◆ TASK PROMPT ◆
Below are records; reproduce exactly the lines from the one that has "Convert this chart to Bokeh code." through the one that has "from bokeh.resources import INLINE", ends included, and nothing more.

>> start

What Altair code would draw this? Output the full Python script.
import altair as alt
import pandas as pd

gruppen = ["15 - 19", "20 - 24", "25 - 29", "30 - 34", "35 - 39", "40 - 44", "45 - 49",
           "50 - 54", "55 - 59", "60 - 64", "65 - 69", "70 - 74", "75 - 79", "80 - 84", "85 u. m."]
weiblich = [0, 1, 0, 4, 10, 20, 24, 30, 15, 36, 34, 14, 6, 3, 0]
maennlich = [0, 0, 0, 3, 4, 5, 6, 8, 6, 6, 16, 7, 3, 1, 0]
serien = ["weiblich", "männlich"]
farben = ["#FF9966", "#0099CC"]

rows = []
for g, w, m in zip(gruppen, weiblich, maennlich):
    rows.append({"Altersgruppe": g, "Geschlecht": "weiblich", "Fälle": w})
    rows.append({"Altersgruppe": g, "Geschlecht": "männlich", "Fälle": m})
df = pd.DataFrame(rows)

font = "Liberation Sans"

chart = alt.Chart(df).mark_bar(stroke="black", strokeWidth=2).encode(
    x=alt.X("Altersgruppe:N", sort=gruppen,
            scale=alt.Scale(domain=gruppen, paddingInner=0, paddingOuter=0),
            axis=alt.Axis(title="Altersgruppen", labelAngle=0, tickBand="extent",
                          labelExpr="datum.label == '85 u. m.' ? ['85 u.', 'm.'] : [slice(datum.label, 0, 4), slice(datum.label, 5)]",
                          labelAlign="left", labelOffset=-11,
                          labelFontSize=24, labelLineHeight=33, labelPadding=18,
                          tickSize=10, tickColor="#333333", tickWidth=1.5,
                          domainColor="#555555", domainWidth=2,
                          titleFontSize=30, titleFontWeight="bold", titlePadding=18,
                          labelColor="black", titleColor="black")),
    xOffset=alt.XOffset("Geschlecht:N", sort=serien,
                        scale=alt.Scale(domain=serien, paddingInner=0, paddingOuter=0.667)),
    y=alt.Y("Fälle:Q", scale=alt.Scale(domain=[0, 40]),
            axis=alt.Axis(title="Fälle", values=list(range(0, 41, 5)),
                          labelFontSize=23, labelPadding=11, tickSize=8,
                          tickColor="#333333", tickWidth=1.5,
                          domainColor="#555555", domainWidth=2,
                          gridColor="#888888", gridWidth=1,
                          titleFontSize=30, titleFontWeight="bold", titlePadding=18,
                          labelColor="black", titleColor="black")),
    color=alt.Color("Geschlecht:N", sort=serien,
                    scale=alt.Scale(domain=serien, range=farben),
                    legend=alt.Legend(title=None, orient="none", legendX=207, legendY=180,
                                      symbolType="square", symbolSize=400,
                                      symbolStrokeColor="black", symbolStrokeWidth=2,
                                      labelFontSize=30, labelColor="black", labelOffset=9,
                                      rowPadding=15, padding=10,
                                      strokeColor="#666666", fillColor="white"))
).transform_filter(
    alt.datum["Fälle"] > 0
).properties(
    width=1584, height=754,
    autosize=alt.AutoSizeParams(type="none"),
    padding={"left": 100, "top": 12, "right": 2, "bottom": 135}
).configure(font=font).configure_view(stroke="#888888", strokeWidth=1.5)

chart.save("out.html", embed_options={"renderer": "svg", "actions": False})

>> end
>> start

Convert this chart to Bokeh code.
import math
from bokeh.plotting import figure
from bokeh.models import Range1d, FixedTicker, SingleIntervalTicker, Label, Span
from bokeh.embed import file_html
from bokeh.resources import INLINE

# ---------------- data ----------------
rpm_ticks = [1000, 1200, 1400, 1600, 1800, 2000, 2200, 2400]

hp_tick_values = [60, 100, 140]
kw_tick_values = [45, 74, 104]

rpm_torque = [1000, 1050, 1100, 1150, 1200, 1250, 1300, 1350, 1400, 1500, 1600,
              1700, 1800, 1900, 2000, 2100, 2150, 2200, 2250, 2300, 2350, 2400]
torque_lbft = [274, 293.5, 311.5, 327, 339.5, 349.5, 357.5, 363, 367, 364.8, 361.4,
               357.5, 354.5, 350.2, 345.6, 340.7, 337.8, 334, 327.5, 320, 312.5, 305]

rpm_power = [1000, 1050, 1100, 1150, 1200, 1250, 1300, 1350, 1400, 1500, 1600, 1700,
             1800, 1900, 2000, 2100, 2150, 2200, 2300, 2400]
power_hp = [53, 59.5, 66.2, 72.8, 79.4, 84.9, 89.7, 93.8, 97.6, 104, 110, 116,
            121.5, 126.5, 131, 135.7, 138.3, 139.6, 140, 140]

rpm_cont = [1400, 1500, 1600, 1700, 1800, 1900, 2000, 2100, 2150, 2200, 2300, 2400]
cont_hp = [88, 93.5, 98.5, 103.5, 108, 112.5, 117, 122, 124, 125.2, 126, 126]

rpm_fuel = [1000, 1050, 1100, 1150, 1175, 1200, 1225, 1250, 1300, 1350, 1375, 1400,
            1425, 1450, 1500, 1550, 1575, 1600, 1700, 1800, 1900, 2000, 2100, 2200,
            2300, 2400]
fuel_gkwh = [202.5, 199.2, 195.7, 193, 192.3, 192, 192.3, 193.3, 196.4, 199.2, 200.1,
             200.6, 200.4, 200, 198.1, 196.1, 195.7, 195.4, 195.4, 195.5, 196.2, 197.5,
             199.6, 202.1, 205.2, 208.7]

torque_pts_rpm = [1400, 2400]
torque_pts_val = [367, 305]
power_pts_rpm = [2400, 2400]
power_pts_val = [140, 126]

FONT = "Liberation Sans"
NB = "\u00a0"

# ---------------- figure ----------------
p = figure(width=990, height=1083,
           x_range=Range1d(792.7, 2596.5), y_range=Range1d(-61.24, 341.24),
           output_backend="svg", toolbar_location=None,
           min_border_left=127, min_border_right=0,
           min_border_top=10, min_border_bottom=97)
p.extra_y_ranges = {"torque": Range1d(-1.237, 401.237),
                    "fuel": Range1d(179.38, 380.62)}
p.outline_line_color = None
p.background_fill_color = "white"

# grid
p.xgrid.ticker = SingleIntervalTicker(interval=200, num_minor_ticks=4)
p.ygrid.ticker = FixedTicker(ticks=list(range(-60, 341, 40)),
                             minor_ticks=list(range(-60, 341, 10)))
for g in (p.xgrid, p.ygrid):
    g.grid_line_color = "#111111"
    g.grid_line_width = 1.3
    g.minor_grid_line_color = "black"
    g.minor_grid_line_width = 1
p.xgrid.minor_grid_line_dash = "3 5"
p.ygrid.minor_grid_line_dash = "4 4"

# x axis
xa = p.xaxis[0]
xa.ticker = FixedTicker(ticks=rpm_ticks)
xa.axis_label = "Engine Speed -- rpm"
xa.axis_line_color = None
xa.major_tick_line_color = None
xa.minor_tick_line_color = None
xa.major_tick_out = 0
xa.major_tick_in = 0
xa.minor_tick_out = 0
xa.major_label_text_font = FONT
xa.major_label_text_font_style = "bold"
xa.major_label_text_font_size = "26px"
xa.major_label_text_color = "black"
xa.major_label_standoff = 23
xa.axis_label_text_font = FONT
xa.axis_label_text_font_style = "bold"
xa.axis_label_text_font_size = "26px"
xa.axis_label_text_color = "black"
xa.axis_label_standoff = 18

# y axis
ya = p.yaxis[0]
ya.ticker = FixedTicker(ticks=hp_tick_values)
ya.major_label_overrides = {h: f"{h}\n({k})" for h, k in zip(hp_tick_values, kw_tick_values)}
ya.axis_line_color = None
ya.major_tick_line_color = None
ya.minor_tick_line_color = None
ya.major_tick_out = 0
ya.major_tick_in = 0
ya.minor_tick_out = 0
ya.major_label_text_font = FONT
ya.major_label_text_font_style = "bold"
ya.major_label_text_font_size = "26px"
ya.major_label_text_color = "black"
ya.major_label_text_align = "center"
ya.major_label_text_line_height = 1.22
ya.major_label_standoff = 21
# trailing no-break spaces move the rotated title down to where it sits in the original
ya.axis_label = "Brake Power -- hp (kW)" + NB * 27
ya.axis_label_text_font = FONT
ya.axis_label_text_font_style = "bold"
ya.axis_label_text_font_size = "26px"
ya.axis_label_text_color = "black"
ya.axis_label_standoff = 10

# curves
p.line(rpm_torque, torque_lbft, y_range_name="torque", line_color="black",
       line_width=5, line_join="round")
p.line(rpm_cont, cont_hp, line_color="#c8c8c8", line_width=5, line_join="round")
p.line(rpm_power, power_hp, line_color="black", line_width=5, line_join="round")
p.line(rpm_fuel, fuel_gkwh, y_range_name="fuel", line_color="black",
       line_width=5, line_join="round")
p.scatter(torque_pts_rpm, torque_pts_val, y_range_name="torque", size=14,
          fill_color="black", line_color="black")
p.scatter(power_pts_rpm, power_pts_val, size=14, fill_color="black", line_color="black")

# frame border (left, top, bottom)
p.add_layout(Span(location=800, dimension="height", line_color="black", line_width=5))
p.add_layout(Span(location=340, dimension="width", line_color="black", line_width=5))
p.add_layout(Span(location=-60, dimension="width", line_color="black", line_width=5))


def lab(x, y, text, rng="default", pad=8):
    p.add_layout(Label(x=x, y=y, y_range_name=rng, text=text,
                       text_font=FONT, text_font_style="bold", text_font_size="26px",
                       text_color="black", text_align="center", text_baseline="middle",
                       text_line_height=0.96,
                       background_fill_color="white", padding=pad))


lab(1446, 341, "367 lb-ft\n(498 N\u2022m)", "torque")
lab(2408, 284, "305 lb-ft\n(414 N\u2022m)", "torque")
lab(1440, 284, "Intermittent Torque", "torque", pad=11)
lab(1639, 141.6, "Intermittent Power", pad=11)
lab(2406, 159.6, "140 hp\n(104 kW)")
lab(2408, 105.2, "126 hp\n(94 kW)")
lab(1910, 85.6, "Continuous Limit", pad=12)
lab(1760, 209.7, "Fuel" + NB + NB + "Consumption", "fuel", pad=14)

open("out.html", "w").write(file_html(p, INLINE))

>> end

◆ WRITTEN REPLY ◆
Convert this chart to Bokeh code.
import math
from bokeh.plotting import figure
from bokeh.models import Range1d, FixedTicker, SingleIntervalTicker, Label, Span
from bokeh.embed import file_html
from bokeh.resources import INLINE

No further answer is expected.